# STATED TASK
Include the line containing "const observers = ['S1', 'S2', 'S3', 'S4', 'S5', 'S6'];" and all lines before it, repeated exactly from the listing below, without pictures.

════

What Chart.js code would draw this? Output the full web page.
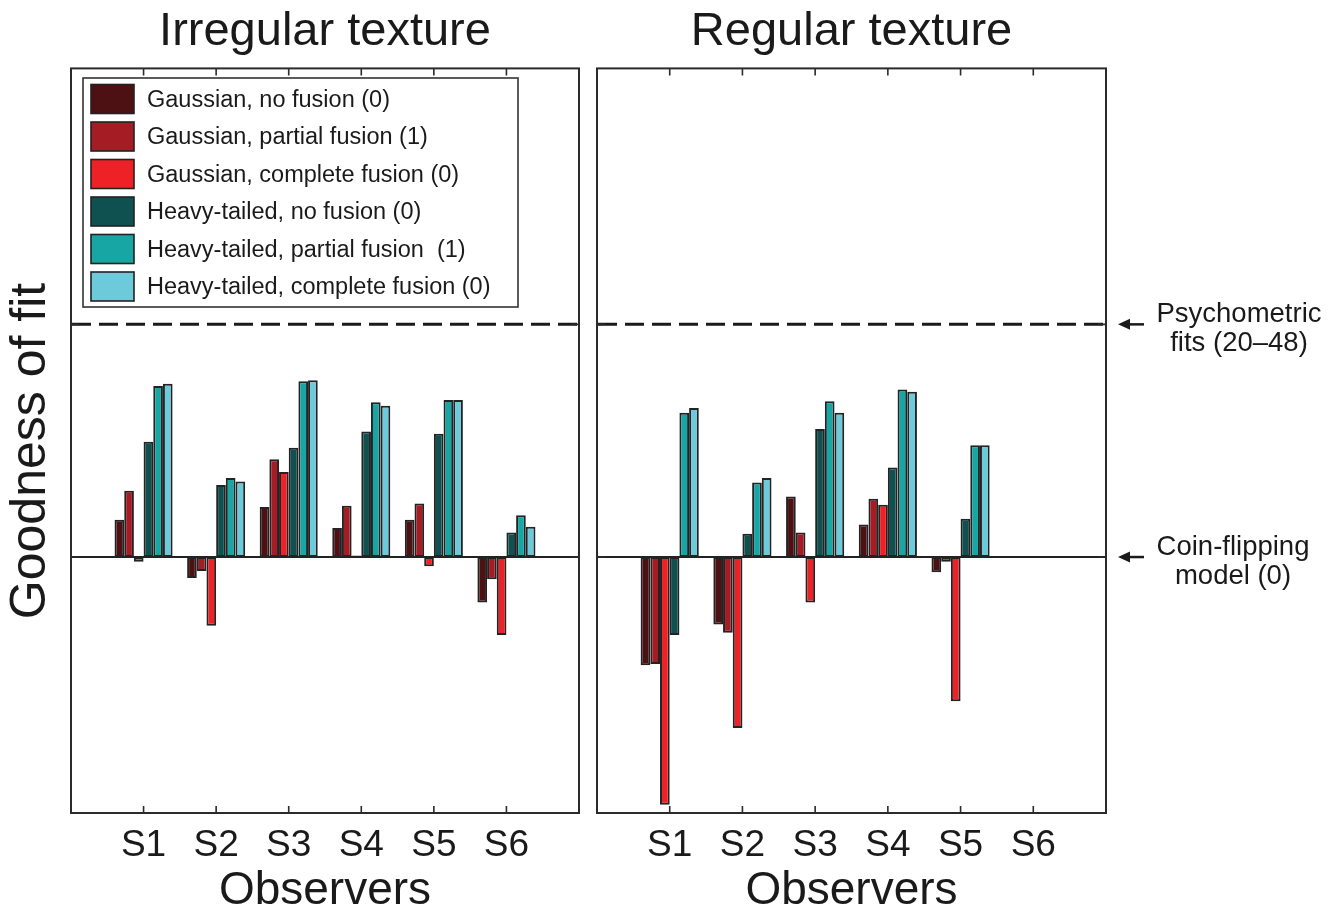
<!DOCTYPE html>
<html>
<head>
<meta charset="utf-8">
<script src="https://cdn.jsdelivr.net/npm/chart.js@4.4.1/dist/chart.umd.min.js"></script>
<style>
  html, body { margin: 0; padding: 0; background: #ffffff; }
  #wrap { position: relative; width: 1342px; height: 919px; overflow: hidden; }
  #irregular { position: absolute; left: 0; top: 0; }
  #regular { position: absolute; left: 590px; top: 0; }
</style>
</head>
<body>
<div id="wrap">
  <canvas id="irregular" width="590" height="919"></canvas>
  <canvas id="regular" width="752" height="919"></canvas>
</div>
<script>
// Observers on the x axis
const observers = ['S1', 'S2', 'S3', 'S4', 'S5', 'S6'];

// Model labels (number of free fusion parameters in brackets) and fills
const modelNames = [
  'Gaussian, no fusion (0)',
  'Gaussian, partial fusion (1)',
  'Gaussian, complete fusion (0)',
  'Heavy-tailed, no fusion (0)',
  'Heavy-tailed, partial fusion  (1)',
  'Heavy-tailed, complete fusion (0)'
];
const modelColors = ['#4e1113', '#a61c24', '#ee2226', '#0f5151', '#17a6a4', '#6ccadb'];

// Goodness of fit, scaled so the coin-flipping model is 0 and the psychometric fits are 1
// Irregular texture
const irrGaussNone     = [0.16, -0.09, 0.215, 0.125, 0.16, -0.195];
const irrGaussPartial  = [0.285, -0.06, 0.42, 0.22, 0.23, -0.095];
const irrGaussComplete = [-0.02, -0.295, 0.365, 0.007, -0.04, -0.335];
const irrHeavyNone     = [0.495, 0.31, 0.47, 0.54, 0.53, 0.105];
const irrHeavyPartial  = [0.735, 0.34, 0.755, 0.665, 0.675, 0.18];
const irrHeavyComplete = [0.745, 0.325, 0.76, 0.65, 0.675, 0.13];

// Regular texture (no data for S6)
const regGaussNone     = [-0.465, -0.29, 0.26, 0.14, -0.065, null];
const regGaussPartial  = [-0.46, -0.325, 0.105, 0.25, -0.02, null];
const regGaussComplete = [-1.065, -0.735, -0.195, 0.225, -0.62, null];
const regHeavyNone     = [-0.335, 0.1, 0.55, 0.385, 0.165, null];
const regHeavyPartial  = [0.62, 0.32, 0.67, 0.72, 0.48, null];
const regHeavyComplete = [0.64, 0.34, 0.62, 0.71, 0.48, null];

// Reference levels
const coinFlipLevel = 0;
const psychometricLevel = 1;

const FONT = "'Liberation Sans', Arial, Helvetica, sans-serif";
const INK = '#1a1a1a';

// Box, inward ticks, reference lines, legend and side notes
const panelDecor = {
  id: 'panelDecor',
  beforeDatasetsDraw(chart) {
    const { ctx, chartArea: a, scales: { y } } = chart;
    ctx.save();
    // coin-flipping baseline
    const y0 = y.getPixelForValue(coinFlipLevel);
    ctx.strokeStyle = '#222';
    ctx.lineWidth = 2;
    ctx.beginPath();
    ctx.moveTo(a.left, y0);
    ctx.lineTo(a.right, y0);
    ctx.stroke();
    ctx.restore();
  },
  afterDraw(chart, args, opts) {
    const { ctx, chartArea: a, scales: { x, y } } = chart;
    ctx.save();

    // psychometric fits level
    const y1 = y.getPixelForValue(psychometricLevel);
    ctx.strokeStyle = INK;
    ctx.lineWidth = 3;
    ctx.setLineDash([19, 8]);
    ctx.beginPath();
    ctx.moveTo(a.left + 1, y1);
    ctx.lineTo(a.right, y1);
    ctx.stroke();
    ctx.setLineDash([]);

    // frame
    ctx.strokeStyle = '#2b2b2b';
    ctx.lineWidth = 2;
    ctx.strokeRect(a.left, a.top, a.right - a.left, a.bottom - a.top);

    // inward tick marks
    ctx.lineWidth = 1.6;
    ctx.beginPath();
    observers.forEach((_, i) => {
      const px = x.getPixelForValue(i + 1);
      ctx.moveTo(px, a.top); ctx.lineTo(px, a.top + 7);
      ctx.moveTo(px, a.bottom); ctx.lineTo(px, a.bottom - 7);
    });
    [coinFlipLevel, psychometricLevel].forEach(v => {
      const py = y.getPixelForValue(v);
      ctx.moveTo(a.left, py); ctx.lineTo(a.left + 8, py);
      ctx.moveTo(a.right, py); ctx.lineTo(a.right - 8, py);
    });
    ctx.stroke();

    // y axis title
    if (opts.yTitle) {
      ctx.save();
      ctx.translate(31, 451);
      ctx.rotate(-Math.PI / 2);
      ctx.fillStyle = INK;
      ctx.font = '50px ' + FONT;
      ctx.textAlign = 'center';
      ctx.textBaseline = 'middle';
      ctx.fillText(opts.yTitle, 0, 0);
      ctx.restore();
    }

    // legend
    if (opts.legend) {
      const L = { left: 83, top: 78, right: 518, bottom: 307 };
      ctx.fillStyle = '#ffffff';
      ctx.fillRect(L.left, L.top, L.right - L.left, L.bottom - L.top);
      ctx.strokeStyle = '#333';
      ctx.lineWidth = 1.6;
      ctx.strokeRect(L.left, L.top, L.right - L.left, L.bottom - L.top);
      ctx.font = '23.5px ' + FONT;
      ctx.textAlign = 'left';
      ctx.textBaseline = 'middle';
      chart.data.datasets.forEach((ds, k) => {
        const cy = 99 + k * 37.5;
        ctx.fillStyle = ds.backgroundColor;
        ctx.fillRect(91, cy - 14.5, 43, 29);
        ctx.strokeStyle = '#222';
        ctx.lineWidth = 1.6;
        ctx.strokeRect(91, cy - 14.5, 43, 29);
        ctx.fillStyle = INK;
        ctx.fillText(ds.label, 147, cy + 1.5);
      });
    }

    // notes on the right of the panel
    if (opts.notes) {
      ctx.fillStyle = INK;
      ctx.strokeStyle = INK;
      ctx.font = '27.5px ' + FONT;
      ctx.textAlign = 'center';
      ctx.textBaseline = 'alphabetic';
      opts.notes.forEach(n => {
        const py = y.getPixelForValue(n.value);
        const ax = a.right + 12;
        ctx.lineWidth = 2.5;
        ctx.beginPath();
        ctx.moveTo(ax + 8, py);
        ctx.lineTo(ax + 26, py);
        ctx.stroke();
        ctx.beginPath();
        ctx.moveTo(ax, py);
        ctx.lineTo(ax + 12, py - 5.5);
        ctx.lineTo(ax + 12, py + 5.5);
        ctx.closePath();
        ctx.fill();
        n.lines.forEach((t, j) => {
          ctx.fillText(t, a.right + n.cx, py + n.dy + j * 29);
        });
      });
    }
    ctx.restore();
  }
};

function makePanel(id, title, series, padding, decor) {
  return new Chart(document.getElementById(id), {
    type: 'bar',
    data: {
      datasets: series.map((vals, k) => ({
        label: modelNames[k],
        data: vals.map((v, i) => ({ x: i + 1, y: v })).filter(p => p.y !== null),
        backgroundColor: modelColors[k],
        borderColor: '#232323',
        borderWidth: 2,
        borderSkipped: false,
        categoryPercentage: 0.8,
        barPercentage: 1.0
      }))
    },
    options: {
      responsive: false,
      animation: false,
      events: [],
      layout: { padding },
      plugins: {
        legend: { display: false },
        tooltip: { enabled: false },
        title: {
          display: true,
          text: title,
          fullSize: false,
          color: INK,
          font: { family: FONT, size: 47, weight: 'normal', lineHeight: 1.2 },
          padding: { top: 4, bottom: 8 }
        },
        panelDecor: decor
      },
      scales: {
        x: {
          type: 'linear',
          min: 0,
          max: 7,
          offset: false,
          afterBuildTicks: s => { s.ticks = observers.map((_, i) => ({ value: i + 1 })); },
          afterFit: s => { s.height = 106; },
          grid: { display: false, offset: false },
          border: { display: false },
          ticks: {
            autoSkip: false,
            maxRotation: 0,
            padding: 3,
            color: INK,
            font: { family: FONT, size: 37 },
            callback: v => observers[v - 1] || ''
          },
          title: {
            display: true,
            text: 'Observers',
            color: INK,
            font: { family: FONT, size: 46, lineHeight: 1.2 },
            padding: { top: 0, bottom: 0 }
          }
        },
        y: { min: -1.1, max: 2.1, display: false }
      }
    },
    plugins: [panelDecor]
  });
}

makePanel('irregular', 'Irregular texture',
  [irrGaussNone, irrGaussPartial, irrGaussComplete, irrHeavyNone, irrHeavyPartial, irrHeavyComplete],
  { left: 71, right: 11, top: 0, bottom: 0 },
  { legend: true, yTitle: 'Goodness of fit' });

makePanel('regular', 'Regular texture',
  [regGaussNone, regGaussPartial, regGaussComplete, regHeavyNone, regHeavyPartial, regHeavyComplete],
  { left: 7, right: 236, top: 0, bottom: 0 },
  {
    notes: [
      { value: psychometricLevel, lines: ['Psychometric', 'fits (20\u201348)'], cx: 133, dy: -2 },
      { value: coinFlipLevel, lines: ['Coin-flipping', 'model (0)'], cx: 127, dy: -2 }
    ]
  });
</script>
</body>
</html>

════

# ANSWER
What Chart.js code would draw this? Output the full web page.
<!DOCTYPE html>
<html>
<head>
<meta charset="utf-8">
<script src="https://cdn.jsdelivr.net/npm/chart.js@4.4.1/dist/chart.umd.min.js"></script>
<style>
  html, body { margin: 0; padding: 0; background: #ffffff; }
  #wrap { position: relative; width: 1342px; height: 919px; overflow: hidden; }
  #irregular { position: absolute; left: 0; top: 0; }
  #regular { position: absolute; left: 590px; top: 0; }
</style>
</head>
<body>
<div id="wrap">
  <canvas id="irregular" width="590" height="919"></canvas>
  <canvas id="regular" width="752" height="919"></canvas>
</div>
<script>
// Observers on the x axis
const observers = ['S1', 'S2', 'S3', 'S4', 'S5', 'S6'];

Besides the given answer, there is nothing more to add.